The lecture, along with the accompanying Young Activist Award, is presented each year at UC Berkeley to commemorate Mario Savio, the leader of the 1960s Berkeley Free Speech Movement.

Hersh, who first chronicled the Abu Ghraib prison scandal in The New Yorker, made his stance clear against the Bush administration and their decision to go to war from the very start.

"I think the bad news is ... there's 1,180 days to go," he said. "The good thing, tomorrow morning when we wake up, there'll be one less."

Hersh came out strong against the Oct. 15th Iraqi constitutional referendum, citing the creation of a Kurdish region in the north, a Shiite region in the south and a Sunni-controlled central Iraq, all having various competing interests.

"The constitution is meaningless," he said. "It's a guaranteed formula for civil war, for sectarian war."

He also stressed the lack of journalists in areas where voting occurred, and pointed to this as a cause for the lack of media attention on the many accounts of voter fraud.

"Anybody who seriously wants to do reporting there is walking through a death trap," he said.

Hersh partly attributed the Abu Ghraib scandal to the amount of pressure commanding officers were under to obtain intelligence from prison inmates, which he said led to the indoctrination of soldiers by their commanding officer.

"They're keeping them not only from bullets and bombs, they're keeping them from themselves," he said.

Hersh also drew comparisons between the Abu Ghraib scandal and the My Lai Massacre during Vietnam War, where he blamed those in power for specifically recruiting minorities, those coming from lower socioeconomic backgrounds and holding lower levels of education.

"He simply wanted cannon fodder," Hersh said, regarding former Secretary of Defense Robert McNamara's preference of military recruits. "He wanted to get more black people in there."

Hersh acknowledged that the number of American soldiers in Iraq would eventually decrease, but he stressed that this only means more bombing attacks will occur.

"As the troops are reduced, American bombs are going to replace them," he said.

Most attendees reacted positively to Hersh's talk.

"I'm just amazed by the man's fountain of information," said Berkeley resident Larry Fishbein. "It's like getting a lesson in current American history."

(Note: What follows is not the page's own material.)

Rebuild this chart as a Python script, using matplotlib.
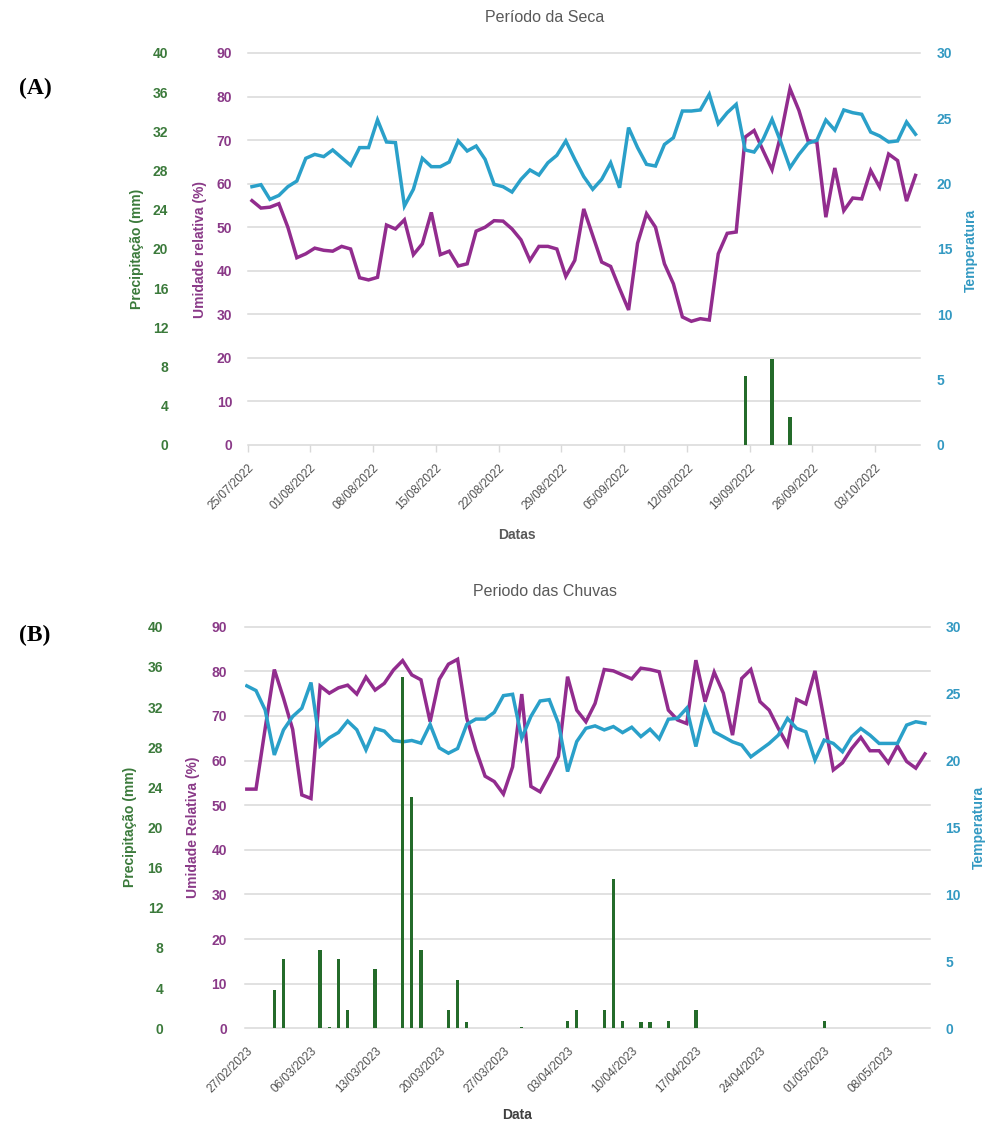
import numpy as np
import pandas as pd
import matplotlib
matplotlib.use('Agg')
import matplotlib.pyplot as plt

plt.rcParams['font.family'] = ['Liberation Sans', 'DejaVu Sans']

# Período da seca: dados diários a partir de 25/07/2022
seca_inicio = '2022-07-25'
seca_umidade = [56.1, 54.4, 54.6, 55.4, 50.0, 43.0, 43.9, 45.2, 44.7, 44.5,
                45.6, 45.0, 38.4, 37.9, 38.5, 50.5, 49.6, 51.7, 43.7, 46.2,
                53.4, 43.7, 44.5, 41.1, 41.6, 49.1, 50.0, 51.5, 51.4, 49.6,
                47.1, 42.4, 45.6, 45.6, 45.0, 38.7, 42.4, 54.2, 48.1, 42.0,
                41.0, 35.9, 31.0, 46.3, 53.1, 50.0, 41.6, 37.0, 29.4, 28.4,
                29.0, 28.7, 43.9, 48.6, 48.9, 70.7, 72.2, 67.6, 63.2, 71.4,
                81.8, 76.8, 69.9, 69.5, 52.3, 63.6, 53.8, 56.7, 56.5, 63.0,
                59.2, 66.8, 65.3, 56.0, 61.9]
seca_temp = [19.77, 19.92, 18.8, 19.1, 19.77, 20.2, 21.94, 22.24, 22.07, 22.58,
             21.99, 21.4, 22.76, 22.76, 24.88, 23.19, 23.14, 18.29, 19.57, 21.94,
             21.3, 21.3, 21.66, 23.27, 22.5, 22.88, 21.86, 19.95, 19.77, 19.36,
             20.33, 21.05, 20.66, 21.6, 22.17, 23.27, 21.86, 20.54, 19.57, 20.33,
             21.6, 19.69, 24.29, 22.76, 21.48, 21.35, 23.0, 23.52, 25.56, 25.56,
             25.64, 26.84, 24.59, 25.43, 26.07, 22.58, 22.42, 23.39, 24.92, 23.14,
             21.22, 22.24, 23.09, 23.32, 24.87, 24.1, 25.64, 25.43, 25.31, 23.95,
             23.65, 23.19, 23.27, 24.72, 23.78]
seca_chuva_dia = [55, 58, 60]
seca_chuva_mm = [7.0, 8.8, 2.9]

# Período das chuvas: dados diários a partir de 27/02/2023
chuva_inicio = '2023-02-27'
chuva_umidade = [53.6, 53.6, 67.2, 80.4, 74.0, 67.0, 52.3, 51.5, 76.7, 75.1,
                 76.3, 76.9, 74.9, 78.7, 75.8, 77.3, 80.3, 82.4, 79.2, 78.1,
                 68.7, 78.2, 81.6, 82.7, 69.5, 62.4, 56.5, 55.3, 52.5, 58.6,
                 74.9, 54.2, 53.0, 56.8, 60.9, 78.8, 71.3, 68.7, 72.8, 80.4,
                 80.1, 79.2, 78.3, 80.7, 80.4, 79.9, 71.3, 69.1, 68.3, 82.5,
                 73.2, 79.8, 75.1, 65.7, 78.4, 80.4, 73.2, 71.3, 67.2, 63.5,
                 73.7, 72.7, 80.1, 69.1, 57.9, 59.5, 62.7, 65.2, 62.2, 62.2,
                 59.5, 63.3, 59.8, 58.3, 61.5]
chuva_temp = [25.58, 25.23, 23.78, 20.42, 22.29, 23.29, 23.91, 25.83, 21.1, 21.7,
              22.1, 22.95, 22.3, 20.8, 22.4, 22.2, 21.5, 21.4, 21.5, 21.3,
              22.7, 20.95, 20.55, 20.9, 22.7, 23.1, 23.1, 23.6, 24.85, 24.95,
              21.67, 23.3, 24.45, 24.55, 22.79, 19.18, 21.42, 22.41, 22.59, 22.29,
              22.54, 22.09, 22.49, 21.79, 22.34, 21.62, 23.09, 23.16, 23.91, 21.05,
              23.9, 22.15, 21.78, 21.4, 21.16, 20.28, 20.78, 21.28, 21.9, 23.15,
              22.4, 22.15, 20.04, 21.53, 21.28, 20.66, 21.78, 22.4, 21.9, 21.28,
              21.28, 21.28, 22.65, 22.9, 22.78]
chuva_chuva_dia = [3, 4, 8, 9, 10, 11, 14, 17, 18, 19, 22, 23, 24, 30,
                   35, 36, 39, 40, 41, 43, 44, 46, 49, 63]
chuva_chuva_mm = [3.8, 6.9, 7.8, 0.1, 6.9, 1.8, 5.9, 35.0, 23.0, 7.8, 1.8, 4.8,
                  0.6, 0.1, 0.76, 1.8, 1.8, 14.85, 0.76, 0.6, 0.6, 0.76, 1.8, 0.76]

ROXO = '#922c8e'
AZUL = '#2aa0c9'
VERDE = '#246b2a'
VERDE_TXT = '#3b7a3b'
ROXO_TXT = '#8a3a88'
AZUL_TXT = '#3399c2'
GRADE = '#d9d9d9'
CINZA = '#595959'

W, H = 987, 1126
fig = plt.figure(figsize=(W / 100, H / 100), dpi=100)


def fx(px):
    return px / W


def fy(py):
    return 1 - py / H


def painel(caixa, inicio, umidade, temp, dias_chuva, mm_chuva, xlim,
           desloc_tick, marcas, pad_ur, pad_t, off_p):
    esq, topo, dir_, base = caixa
    ax = fig.add_axes([fx(esq), fy(base), fx(dir_ - esq), (base - topo) / H])
    ax_t = ax.twinx()
    ax_p = ax.twinx()

    n = len(umidade)
    x = np.arange(n)
    datas = pd.date_range(inicio, periods=n)

    # grade horizontal (eixo da umidade)
    ax.set_ylim(0, 90)
    ax.set_yticks(np.arange(0, 91, 10))
    for v in np.arange(0, 91, 10):
        ax.axhline(v, color=GRADE, lw=1.1, zorder=0, clip_on=False)

    ax.plot(x, umidade, color=ROXO, lw=2.5, solid_joinstyle='miter')
    ax_t.plot(x, temp, color=AZUL, lw=2.5, solid_joinstyle='miter')
    ax_p.bar(dias_chuva, mm_chuva, width=0.36, color=VERDE)

    ax_t.set_ylim(0, 30)
    ax_t.set_yticks(np.arange(0, 31, 5))
    ax_p.set_ylim(0, 40)
    ax_p.set_yticks(np.arange(0, 41, 4))
    ax_p.yaxis.set_ticks_position('left')
    ax_p.spines['left'].set_position(('outward', off_p))

    for a in (ax, ax_t, ax_p):
        a.set_xlim(*xlim)
        for s in a.spines.values():
            s.set_visible(False)

    ax.tick_params(axis='y', length=0, pad=pad_ur, labelcolor=ROXO_TXT,
                   labelsize=10)
    ax_t.tick_params(axis='y', length=0, pad=pad_t, labelcolor=AZUL_TXT,
                     labelsize=10)
    ax_p.tick_params(axis='y', length=0, pad=0, labelcolor=VERDE_TXT,
                     labelsize=10)
    for a in (ax, ax_t, ax_p):
        for t in a.get_yticklabels():
            t.set_fontweight('bold')

    pos = np.arange(0, n, 7)
    ax.set_xticks(pos + desloc_tick)
    ax.set_xticklabels(datas[pos].strftime('%d/%m/%Y'), rotation=45,
                       ha='right', rotation_mode='anchor', fontsize=8.5,
                       color='#505050')
    if marcas:
        ax.tick_params(axis='x', length=5, width=1, color=GRADE, pad=7)
    else:
        ax.tick_params(axis='x', length=0, pad=12)
    return ax


# (A) período da seca
painel((247.5, 53, 920, 445), seca_inicio, seca_umidade, seca_temp,
       seca_chuva_dia, seca_chuva_mm, (-0.5, 74.5), -0.5, True,
       11, 12, 57)
fig.text(fx(545), fy(18), 'Período da Seca', ha='center', va='center',
         fontsize=11.5, color=CINZA)
fig.text(fx(517), fy(535), 'Datas', ha='center', va='center',
         fontsize=10, fontweight='bold', color=CINZA)
fig.text(fx(137), fy(249), 'Precipitação (mm)', rotation=90, ha='center',
         va='center', fontsize=10, fontweight='bold', color=VERDE_TXT)
fig.text(fx(200), fy(250), 'Umidade relativa (%)', rotation=90, ha='center',
         va='center', fontsize=10, fontweight='bold', color=ROXO_TXT)
fig.text(fx(971), fy(250), 'Temperatura', rotation=90, ha='center',
         va='center', fontsize=10, fontweight='bold', color=AZUL_TXT)
fig.text(fx(35), fy(88), '(A)', ha='center', va='center', fontsize=17,
         fontweight='bold', family='Liberation Serif')

# (B) período das chuvas
painel((245, 626.7, 930, 1028.3), chuva_inicio, chuva_umidade, chuva_temp,
       chuva_chuva_dia, chuva_chuva_mm, (-0.2, 74.55), 0, False,
       13, 11, 59)
fig.text(fx(545), fy(592), 'Periodo das Chuvas', ha='center', va='center',
         fontsize=11.5, color=CINZA)
fig.text(fx(517), fy(1115), 'Data', ha='center', va='center',
         fontsize=10, fontweight='bold', color='#404040')
fig.text(fx(130), fy(827), 'Precipitação (mm)', rotation=90, ha='center',
         va='center', fontsize=10, fontweight='bold', color=VERDE_TXT)
fig.text(fx(193), fy(827), 'Umidade Relativa (%)', rotation=90, ha='center',
         va='center', fontsize=10, fontweight='bold', color=ROXO_TXT)
fig.text(fx(979), fy(827), 'Temperatura', rotation=90, ha='center',
         va='center', fontsize=10, fontweight='bold', color=AZUL_TXT)
fig.text(fx(35), fy(635), '(B)', ha='center', va='center', fontsize=17,
         fontweight='bold', family='Liberation Serif')

fig.savefig('out.png', dpi=100)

Fishbein said he was surprised by the amount of information presentedby Seymour.

Peg Darby, another attendee, was shocked by Hersh's depiction of the apparent secrecy of the Bush administration.

"He has sealed himself off from any input from outside of a small circle," she said.

In addition to Hersh's speech, The Mario Savio Young Activist Award was also presented to Erin Durban, a 22-year old activist from Denver, who among other things, has led Colorado's first anti-Iraq war student effort and organized gay and lesbian rights groups.